Piezoelectric materials experience stresses due to voltage differences. To properly use a composite material, the material axes must be defined in the Element Definition dialog. The piezoelectric material properties are listed below. Depending on the element type, analysis type and loads, not all the material properties may be required. In addition to these properties, it may be necessary to define some Isotropic Material Properties.
This is the value of the modulus of elasticity in the direction in which the material is polarized. The modulus of elasticity is the slope of the stress versus strain curve of a material until the proportionality limit. It is also referred to as the Young's modulus of a material. The polarization of the piezoelectric material is assumed to be along the local 3 direction of the material. This is only applicable for the piezoelectric material model. This is required for all structural analyses.
This is the value of the modulus of elasticity in the transverse direction of the material. The modulus of elasticity is the slope of the stress versus strain curve of a material until the proportionality limit. It is also referred to as the Young's modulus of a material. The piezoelectric material model assumes equivalent properties along the local 1 and 2 directions transverse to the polarization direction. This is only applicable for the piezoelectric material model. This is required for all structural analyses.

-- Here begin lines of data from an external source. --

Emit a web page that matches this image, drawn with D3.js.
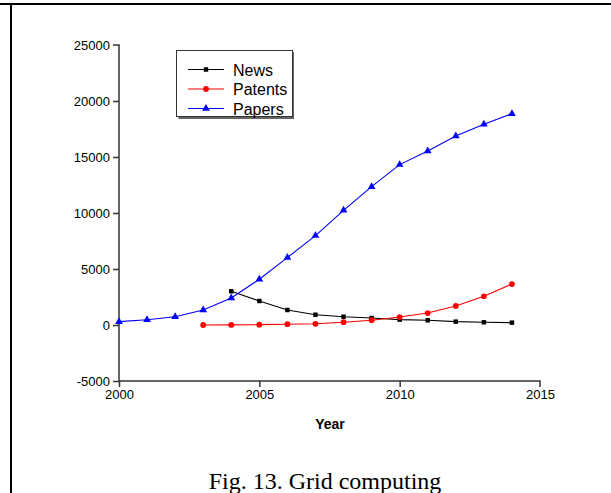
<!DOCTYPE html>
<html>
<head>
<meta charset="utf-8">
<script src="https://cdn.jsdelivr.net/npm/d3@7"></script>
<style>
  html, body { margin: 0; padding: 0; background: #fff; }
  svg { display: block; }
</style>
</head>
<body>
<svg id="chart" width="611" height="493"></svg>
<script>
// Publication counts on grid computing, per year
const newsYears = [2004, 2005, 2006, 2007, 2008, 2009, 2010, 2011, 2012, 2013, 2014];
const newsValues = [3010, 2140, 1340, 920, 740, 625, 480, 420, 300, 240, 210];

const patentYears = [2003, 2004, 2005, 2006, 2007, 2008, 2009, 2010, 2011, 2012, 2013, 2014];
const patentValues = [0, 10, 30, 70, 110, 250, 430, 710, 1070, 1700, 2560, 3660];

const paperYears = [2000, 2001, 2002, 2003, 2004, 2005, 2006, 2007, 2008, 2009, 2010, 2011, 2012, 2013, 2014];
const paperValues = [300, 470, 740, 1340, 2420, 4080, 6020, 7980, 10240, 12350, 14320, 15540, 16880, 17920, 18870];

const xTicks = [2000, 2005, 2010, 2015];
const yTicks = [-5000, 0, 5000, 10000, 15000, 20000, 25000];

const seriesNames = ["News", "Patents", "Papers"];
const seriesColors = ["#000000", "#ff0000", "#0000ff"];
const seriesShapes = [d3.symbolSquare, d3.symbolCircle, d3.symbolTriangle];
const seriesSizes = [20, 26, 26];

const svg = d3.select("#chart");

// page frame: rule across the top and down the left side
svg.append("line").attr("x1", 0).attr("x2", 611).attr("y1", 4).attr("y2", 4)
  .attr("stroke", "#000").attr("stroke-width", 2);
svg.append("line").attr("x1", 11).attr("x2", 11).attr("y1", 3).attr("y2", 493)
  .attr("stroke", "#000").attr("stroke-width", 2);

const x = d3.scaleLinear().domain([2000, 2015]).range([119, 540]);
const y = d3.scaleLinear().domain([-5000, 25000]).range([381, 45]);

const axisColor = "#333";
const sansFont = "'Liberation Sans', Arial, sans-serif";
const plainNumber = d => String(d); // keeps an ASCII hyphen on negatives

// y axis
const yAxis = svg.append("g").attr("transform", `translate(${x(2000)},0)`)
  .call(d3.axisLeft(y).tickValues(yTicks).tickSize(6).tickPadding(3).tickFormat(plainNumber));
// x axis
const xAxis = svg.append("g").attr("transform", `translate(0,${y(-5000)})`)
  .call(d3.axisBottom(x).tickValues(xTicks).tickSize(6).tickPadding(3).tickFormat(plainNumber));

[yAxis, xAxis].forEach(g => {
  g.select(".domain").attr("stroke", axisColor).attr("stroke-width", 1.5);
  g.selectAll(".tick line").attr("stroke", axisColor).attr("stroke-width", 1.5);
  g.selectAll(".tick text").attr("fill", "#000").attr("font-family", sansFont).attr("font-size", 13);
});
// square off the domain ends so no outer tick stubs show
yAxis.select(".domain").attr("d", `M0,${y(-5000)}V${y(25000)}H-6`);
xAxis.select(".domain").attr("d", `M${x(2000)},0H${x(2015)}V6`);
xAxis.selectAll(".tick").filter(d => d === 2015).select("line").remove();
yAxis.selectAll(".tick").filter(d => d === 25000).select("line").remove();

// axis title
svg.append("text").attr("x", 330).attr("y", 429)
  .attr("text-anchor", "middle").attr("font-family", sansFont)
  .attr("font-weight", "bold").attr("font-size", 14).text("Year");

// caption
svg.append("text").attr("x", 325).attr("y", 489)
  .attr("text-anchor", "middle").attr("font-family", "'Liberation Serif', 'Times New Roman', serif")
  .attr("font-size", 24).text("Fig. 13. Grid computing");

const series = [
  { years: newsYears, values: newsValues },
  { years: patentYears, values: patentValues },
  { years: paperYears, values: paperValues }
];

const line = d3.line().x(d => x(d[0])).y(d => y(d[1]));

series.forEach((s, i) => {
  const pts = s.years.map((yr, j) => [yr, s.values[j]]);
  const g = svg.append("g");
  g.append("path").datum(pts).attr("d", line)
    .attr("fill", "none").attr("stroke", seriesColors[i]).attr("stroke-width", 1.1);
  g.selectAll("path.mark").data(pts).join("path").attr("class", "mark")
    .attr("transform", d => `translate(${x(d[0])},${y(d[1])})`)
    .attr("d", d3.symbol().type(seriesShapes[i]).size(seriesSizes[i]))
    .attr("fill", seriesColors[i]);
});

// legend
const lg = svg.append("g");
lg.append("rect").attr("x", 178.5).attr("y", 52).attr("width", 115.5).attr("height", 67).attr("fill", "#666");
lg.append("rect").attr("x", 176.5).attr("y", 50.5).attr("width", 116).attr("height", 66)
  .attr("fill", "#fff").attr("stroke", "#333").attr("stroke-width", 1);
seriesNames.forEach((name, i) => {
  const ly = 69.5 + i * 19.5;
  lg.append("line").attr("x1", 188).attr("x2", 224).attr("y1", ly).attr("y2", ly)
    .attr("stroke", seriesColors[i]).attr("stroke-width", 1.1);
  lg.append("path").attr("transform", `translate(206,${ly})`)
    .attr("d", d3.symbol().type(seriesShapes[i]).size(seriesSizes[i]))
    .attr("fill", seriesColors[i]);
  lg.append("text").attr("x", 233).attr("y", ly + 6)
    .attr("font-family", sansFont).attr("font-size", 16).text(name);
});
</script>
</body>
</html>
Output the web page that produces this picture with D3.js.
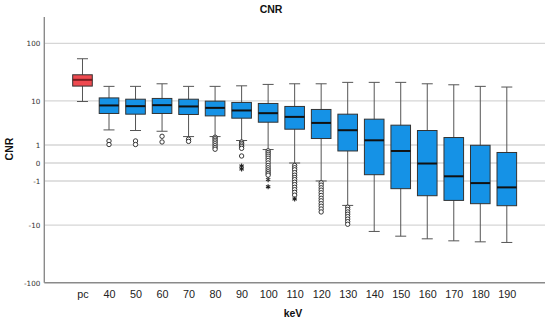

The transverse charge coefficient, d31, is the ratio of the strain induced in the local 1 direction divided by the applied electric field in the local 3 direction, the direction of polarization. This is only applicable for the piezoelectric material model. This is required for all structural analyses.
The longitudinal charge coefficient, d33, is the ratio of the strain induced in the local 3 direction divided by the applied electric field in the local 3 direction, the direction of polarization. This is only applicable for the piezoelectric material model. This is required for all structural analyses.
The shear charge coefficient, d15, is the ratio of the induced shear strain divided by the applied electric field in the local 1 direction, perpendicular to the direction of polarization. This is only applicable for the piezoelectric material model. This is required for all structural analyses.
You can manually define the 21 elastic coefficients of the stiffness matrix. The coefficients are all input in the local direction. This is only applicable for the general piezoelectric material model. This is required for all structural analyses.
The piezoelectric matrix relates the stresses induced in the piezoelectric material to the applied electric field using the relation: {S}=[e]{E}, where {S} is the induced stress, [e] is the piezoelectric matrix and {E} is the electric field. The order of the stresses in {S} is S11, S22, S33, S12, S23, S13. The electric field components E1, E2, and E3 are relative to the local material axes. This is only applicable for the general piezoelectric material model. This is required for all structural analyses.